*PROMPT*
Return the lines below exactly, from the first line to the line that contains "289.8, 351.5, 342.2];". Leave out pictures.

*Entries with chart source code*
----
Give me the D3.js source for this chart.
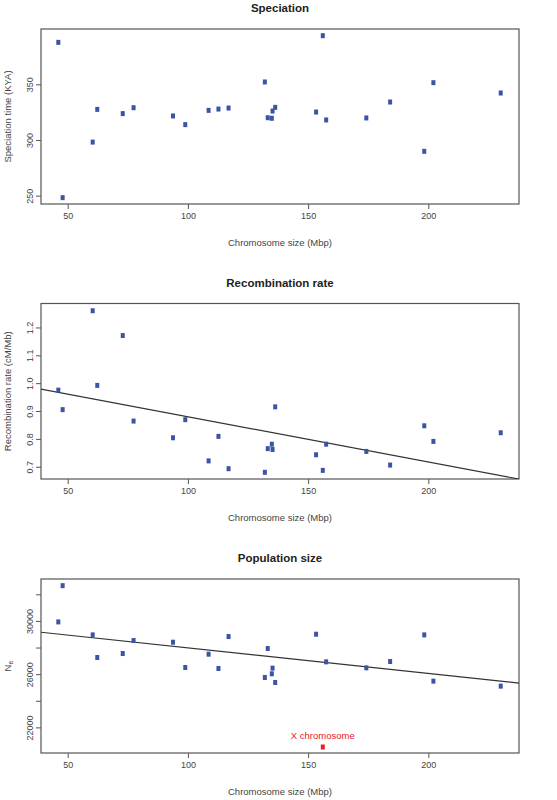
<!DOCTYPE html>
<html>
<head>
<meta charset="utf-8">
<script src="https://cdn.jsdelivr.net/npm/d3@7"></script>
<style>
  body { margin: 0; background: #fff; }
  text { font-family: "Liberation Sans", Arial, sans-serif; }
</style>
</head>
<body>
<div id="chart"></div>
<script>
// Chromosome sizes (Mbp), shared by all three panels.
var chromSize = [46.1, 47.9, 60.4, 62.3, 72.9, 77.4, 93.8, 98.9, 108.6, 112.7, 116.9, 132.0,
  133.2, 134.9, 135.2, 136.3, 153.3, 156.1, 157.5, 174.2, 184.1, 198.3, 202.1, 230.1];
// Index of the X chromosome in the arrays above.
var xChromIndex = 17;

var speciation = [387.7, 248.2, 298.1, 327.5, 323.7, 329.0, 321.6, 313.8, 326.6, 327.8, 328.7, 352.1,
  320.0, 319.5, 326.0, 329.3, 325.1, 393.7, 318.0, 319.8, 334.1, 289.8, 351.5, 342.2];

var recombination = [0.975, 0.905, 1.26, 0.992, 1.171, 0.864, 0.804, 0.869, 0.721, 0.809, 0.693, 0.680,
  0.765, 0.781, 0.762, 0.915, 0.743, 0.687, 0.781, 0.755, 0.706, 0.847, 0.791, 0.822];

var popSize = [29925, 32650, 28950, 27250, 27550, 28525, 28400, 26500, 27500, 26425, 28825, 25750,
  27925, 26025, 26450, 25375, 29000, 20525, 26925, 26475, 26950, 28950, 25475, 25100];

// Regression lines: [intercept, slope].
var recombFit = [1.042, -0.001625];
var popFit = [29898, -19.24];

var xTicks = [50, 100, 150, 200];
var xDomain = [38.9, 237.7];

var svgWidth = 557;
var svgHeight = 800;
var boxLeft = 41, boxRight = 519;

var svg = d3.select("#chart")
  .append("svg")
  .attr("width", svgWidth)
  .attr("height", svgHeight);

var xScale = d3.scaleLinear().domain(xDomain).range([boxLeft, boxRight]);

function panel(opts) {
  var g = svg.append("g");
  var y = d3.scaleLinear().domain(opts.yDomain).range([opts.bottom, opts.top]);

  g.append("text")
    .attr("x", 280).attr("y", opts.top - 17)
    .attr("text-anchor", "middle")
    .attr("font-size", "11.5px").attr("font-weight", "bold").attr("fill", "#222")
    .text(opts.title);

  // Axes
  var xa = g.append("g")
    .attr("transform", `translate(0, ${opts.bottom})`)
    .call(d3.axisBottom(xScale).tickValues(xTicks).tickSize(5).tickPadding(4).tickFormat(d3.format("d")));
  var ya = g.append("g")
    .attr("transform", `translate(${boxLeft}, 0)`)
    .call(d3.axisLeft(y).tickValues(opts.yTicks).tickSize(5)
      .tickFormat(d => opts.yLabels.indexOf(d) >= 0 ? opts.fmt(d) : ""));
  [xa, ya].forEach(a => {
    a.select(".domain").remove();
    a.selectAll("line").attr("stroke", "#555");
    a.selectAll("text").attr("fill", "#444").attr("font-size", "9px");
  });
  // Rotated y tick labels, as in R's default las=0
  ya.selectAll(".tick text")
    .attr("x", 0).attr("y", 0).attr("dy", "0")
    .attr("text-anchor", "middle")
    .attr("transform", "translate(-8,0) rotate(-90)");

  g.append("rect")
    .attr("x", boxLeft).attr("y", opts.top)
    .attr("width", boxRight - boxLeft).attr("height", opts.bottom - opts.top)
    .attr("fill", "none").attr("stroke", "#555").attr("stroke-width", 1.2);

  g.append("text")
    .attr("x", 280).attr("y", opts.bottom + 42)
    .attr("text-anchor", "middle").attr("font-size", "9.5px").attr("fill", "#444")
    .text("Chromosome size (Mbp)");

  var yl = g.append("text")
    .attr("transform", `translate(11, ${(opts.top + opts.bottom) / 2}) rotate(-90)`)
    .attr("text-anchor", "middle").attr("font-size", "9.5px").attr("fill", "#444")
    .text(opts.ylabel);
  if (opts.ylabelSub) {
    yl.append("tspan").attr("font-size", "7px").attr("dy", "2").text(opts.ylabelSub);
  }

  var clip = "clip" + opts.top;
  g.append("clipPath").attr("id", clip).append("rect")
    .attr("x", boxLeft).attr("y", opts.top)
    .attr("width", boxRight - boxLeft).attr("height", opts.bottom - opts.top);

  if (opts.fit) {
    g.append("line")
      .attr("clip-path", `url(#${clip})`)
      .attr("x1", xScale(xDomain[0])).attr("y1", y(opts.fit[0] + opts.fit[1] * xDomain[0]))
      .attr("x2", xScale(xDomain[1])).attr("y2", y(opts.fit[0] + opts.fit[1] * xDomain[1]))
      .attr("stroke", "#333").attr("stroke-width", 1.2);
  }

  g.selectAll(".pt")
    .data(opts.values)
    .enter()
    .append("rect")
    .attr("x", (d, i) => xScale(chromSize[i]) - 2)
    .attr("y", d => y(d) - 2.5)
    .attr("width", 4).attr("height", 5)
    .attr("fill", (d, i) => opts.highlightX && i === xChromIndex ? "#e8202a" : "#3a55a4");

  if (opts.highlightX) {
    g.append("text")
      .attr("x", xScale(chromSize[xChromIndex]))
      .attr("y", y(popSize[xChromIndex]) - 8)
      .attr("text-anchor", "middle").attr("font-size", "9.5px").attr("fill", "#e8202a")
      .text("X chromosome");
  }
}

panel({
  title: "Speciation", top: 29, bottom: 204,
  yDomain: [242.5, 399.7], yTicks: [250, 300, 350], yLabels: [250, 300, 350],
  fmt: d3.format("d"), values: speciation, ylabel: "Speciation time (KYA)"
});

panel({
  title: "Recombination rate", top: 303.5, bottom: 479,
  yDomain: [0.656, 1.286], yTicks: [0.7, 0.8, 0.9, 1.0, 1.1, 1.2], yLabels: [0.7, 0.8, 0.9, 1.0, 1.1, 1.2],
  fmt: d3.format(".1f"), values: recombination, ylabel: "Recombination rate (cM/Mb)", fit: recombFit
});

panel({
  title: "Population size", top: 579, bottom: 753,
  yDomain: [20075, 33150], yTicks: [22000, 24000, 26000, 28000, 30000, 32000], yLabels: [22000, 26000, 30000],
  fmt: d3.format("d"), values: popSize, ylabel: "N", ylabelSub: "e", fit: popFit, highlightX: true
});
</script>
</body>
</html>
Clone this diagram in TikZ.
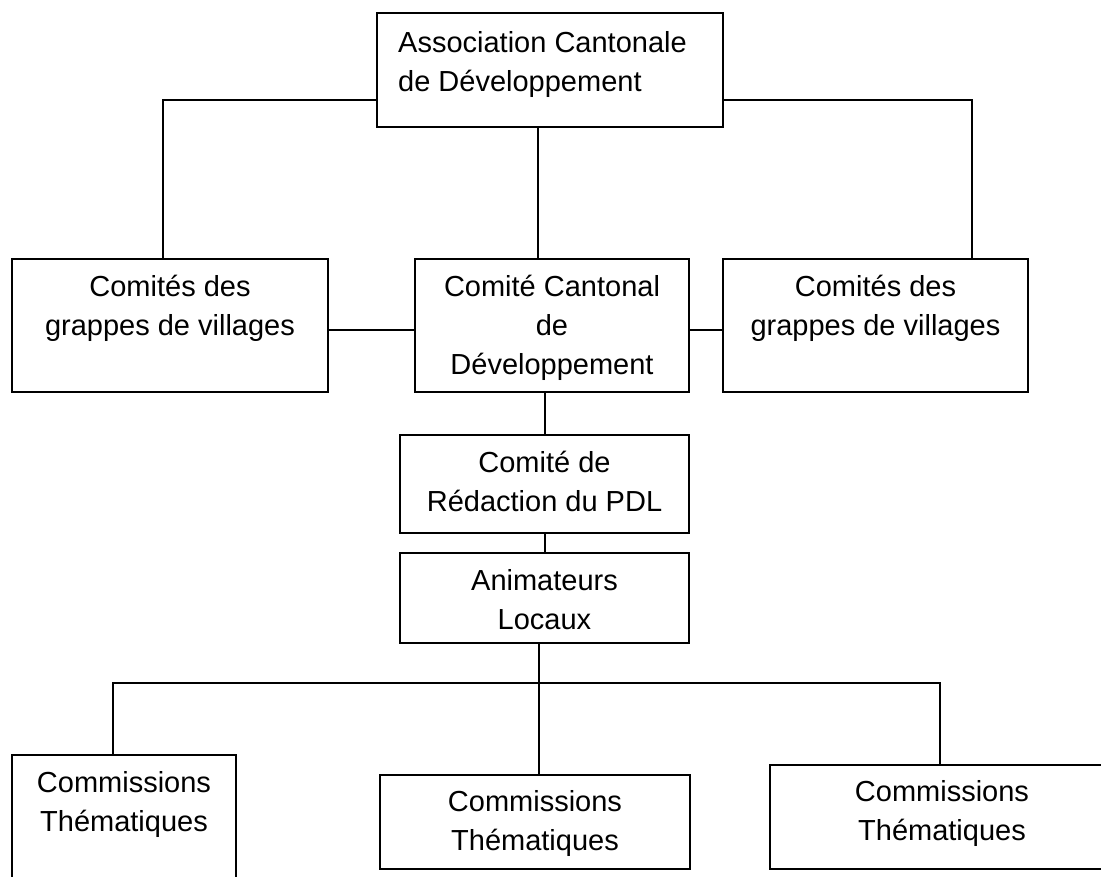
\documentclass[tikz,border=0pt]{standalone}
\usepackage{fontspec}
\setmainfont{Liberation Sans}
\usetikzlibrary{positioning}
\tikzstyle{unit} = [rectangle, draw=black, line width=2pt, inner sep=0pt]
\tikzstyle{boxtext} = [inner sep=0pt, align=center, font=\fontsize{29}{39}\selectfont]
\tikzstyle{link} = [line width=2pt]

\begin{document}
\begin{tikzpicture}[x=1pt, y=-1pt]
\clip (0,0) rectangle (1101,877);

% boxes
\node (acd) [unit, minimum width=346pt, minimum height=114pt] at (550,70) {};
\node (cgv1) [unit, minimum width=316pt, minimum height=133pt] at (170,325.5) {};
\node (ccd) [unit, minimum width=274pt, minimum height=133pt] at (552,325.5) {};
\node (cgv2) [unit, minimum width=305pt, minimum height=133pt] at (875.5,325.5) {};
\node (cr) [unit, minimum width=289pt, minimum height=98pt] at (544.5,484) {};
\node (al) [unit, minimum width=289pt, minimum height=90pt] at (544.5,598) {};
\node (ct1) [unit, minimum width=224pt, minimum height=150pt] at (124,830) {};
\node (ct2) [unit, minimum width=310pt, minimum height=94pt] at (535,822) {};
\node (ct3) [unit, minimum width=344pt, minimum height=104pt] at (942,817) {};

% texts
\node (acdtext) [boxtext, align=left, below right=19pt and 22pt of acd.north west] {Association Cantonale\\de Développement};
\node (cgv1text) [boxtext, below=17pt of cgv1.north] {Comités des\\grappes de villages};
\node (ccdtext) [boxtext, below=17pt of ccd.north] {Comité Cantonal\\de\\Développement};
\node (cgv2text) [boxtext, below=17pt of cgv2.north] {Comités des\\grappes de villages};
\node (crtext) [boxtext, below=17pt of cr.north] {Comité de\\Rédaction du PDL};
\node (altext) [boxtext, below=17pt of al.north] {Animateurs\\Locaux};
\node (ct1text) [boxtext, below=17pt of ct1.north] {Commissions\\Thématiques};
\node (ct2text) [boxtext, below=16pt of ct2.north] {Commissions\\Thématiques};
\node (ct3text) [boxtext, below=16pt of ct3.north] {Commissions\\Thématiques};

% connectors
\coordinate (tl) at (163,100);
\coordinate (tr) at (972,100);
\coordinate (tc) at (538,0);
\coordinate (ml) at (0,330);
\coordinate (bl) at (113,683);
\coordinate (br) at (940,683);
\coordinate (bc) at (539,683);

\draw [link] (acd.west |- tl) -| (tl |- cgv1.north);
\draw [link] (acd.east |- tr) -| (tr |- cgv2.north);
\draw [link] (tc |- acd.south) -- (tc |- ccd.north);
\draw [link] (cgv1.east |- ml) -- (ccd.west |- ml);
\draw [link] (ccd.east |- ml) -- (cgv2.west |- ml);
\draw [link] (cr.north |- ccd.south) -- (cr.north);
\draw [link] (cr) -- (al);
\draw [link] (bc |- al.south) -- (bc |- ct2.north);
\draw [link] (bl |- ct1.north) |- (br) -- (br |- ct3.north);

\end{tikzpicture}
\end{document}
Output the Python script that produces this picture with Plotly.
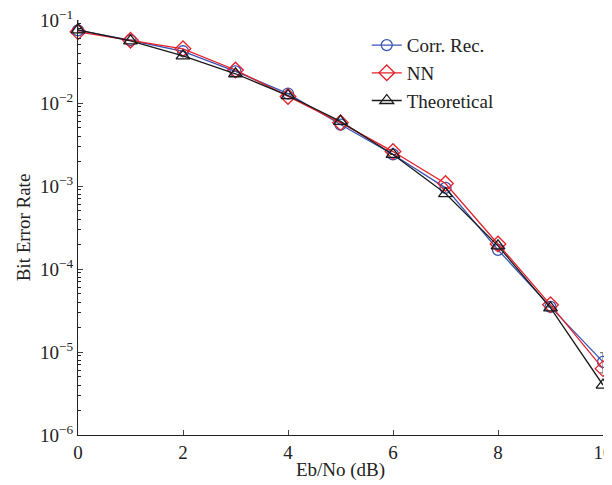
import plotly.graph_objects as go

ebno = [0, 1, 2, 3, 4, 5, 6, 7, 8, 9, 10]
corr_rec = [0.075, 0.057, 0.042, 0.024, 0.013, 0.0055, 0.0024, 0.00095, 0.00017, 3.5e-5, 7.6e-6]
corr_rec_err_plus = [0.035, 0, 0, 0, 0, 0, 0, 0, 0, 0, 2.2e-6]
corr_rec_err_minus = [0.0, 0, 0, 0, 0, 0, 0, 0, 0, 0, 2.0e-6]
nn = [0.072, 0.057, 0.045, 0.025, 0.012, 0.0058, 0.0026, 0.00107, 0.0002, 3.7e-5, 6.3e-6]
theoretical = [0.076, 0.056, 0.037, 0.0225, 0.0123, 0.006, 0.0024, 0.00081, 0.00019, 3.4e-5, 4.0e-6]

y_tickvals = [1e-6, 1e-5, 1e-4, 1e-3, 1e-2, 1e-1]
y_ticktext = ["10<sup>−6</sup>", "10<sup>−5</sup>", "10<sup>−4</sup>", "10<sup>−3</sup>", "10<sup>−2</sup>", "10<sup>−1</sup>"]
x_tickvals = [0, 2, 4, 6, 8, 10]

font_family = "Liberation Serif"

fig = go.Figure()
series = [
    ("Corr. Rec.", corr_rec, "#3a55b4", "circle-open", 11),
    ("NN", nn, "#e8202a", "diamond-open", 12),
    ("Theoretical", theoretical, "#1a1a1a", "triangle-up-open", 12),
]
for name, vals, color, sym, size in series:
    err = None
    if name == "Corr. Rec.":
        err = dict(type="data", array=corr_rec_err_plus, arrayminus=corr_rec_err_minus,
                   symmetric=False, color="#333", thickness=0.8, width=3)
    fig.add_trace(go.Scatter(
        x=ebno, y=vals, name=name, mode="lines+markers",
        line=dict(color=color, width=1.3),
        marker=dict(symbol=sym, size=size, color=color, line=dict(width=1.3, color=color)),
        error_y=err,
        cliponaxis=False,
    ))

# page is offset by the browser's 8px body margin, so the figure is 604x477
fig.update_layout(
    width=604, height=477,
    margin=dict(l=70, r=9, t=12, b=50),
    paper_bgcolor="white", plot_bgcolor="white",
    font=dict(family=font_family, size=19, color="#222"),
    showlegend=True,
    legend=dict(x=0.55, y=0.985, xanchor="left", yanchor="top",
                bgcolor="rgba(0,0,0,0)", font=dict(size=19), tracegroupgap=0,
                itemwidth=30),
)
fig.update_xaxes(
    range=[0, 10], tickvals=x_tickvals, ticks="inside", ticklen=5,
    showline=True, linecolor="#222", linewidth=1.2, showgrid=False, zeroline=False,
    title=dict(text="Eb/No (dB)", standoff=0, font=dict(size=19)),
    tickfont=dict(size=19), automargin=False, ticklabeloverflow="allow",
)
fig.update_yaxes(
    type="log", range=[-6, -1], tickvals=y_tickvals, ticktext=y_ticktext,
    ticks="inside", ticklen=5, showline=True, linecolor="#222", linewidth=1.2,
    showgrid=False, zeroline=False,
    minor=dict(ticks="inside", ticklen=3, tickcolor="#222", showgrid=False,
               tickvals=[m * 10 ** e for e in range(-6, -1) for m in range(2, 10)]),
    title=dict(text="Bit Error Rate", standoff=4, font=dict(size=19)),
    tickfont=dict(size=19), automargin=False, ticklabeloverflow="allow",
)

fig.write_html("out.html")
----
*SOLUTION*
Give me the D3.js source for this chart.
<!DOCTYPE html>
<html>
<head>
<meta charset="utf-8">
<script src="https://cdn.jsdelivr.net/npm/d3@7"></script>
<style>
  body { margin: 0; background: #fff; }
  text { font-family: "Liberation Sans", Arial, sans-serif; }
</style>
</head>
<body>
<div id="chart"></div>
<script>
// Chromosome sizes (Mbp), shared by all three panels.
var chromSize = [46.1, 47.9, 60.4, 62.3, 72.9, 77.4, 93.8, 98.9, 108.6, 112.7, 116.9, 132.0,
  133.2, 134.9, 135.2, 136.3, 153.3, 156.1, 157.5, 174.2, 184.1, 198.3, 202.1, 230.1];
// Index of the X chromosome in the arrays above.
var xChromIndex = 17;

var speciation = [387.7, 248.2, 298.1, 327.5, 323.7, 329.0, 321.6, 313.8, 326.6, 327.8, 328.7, 352.1,
  320.0, 319.5, 326.0, 329.3, 325.1, 393.7, 318.0, 319.8, 334.1, 289.8, 351.5, 342.2];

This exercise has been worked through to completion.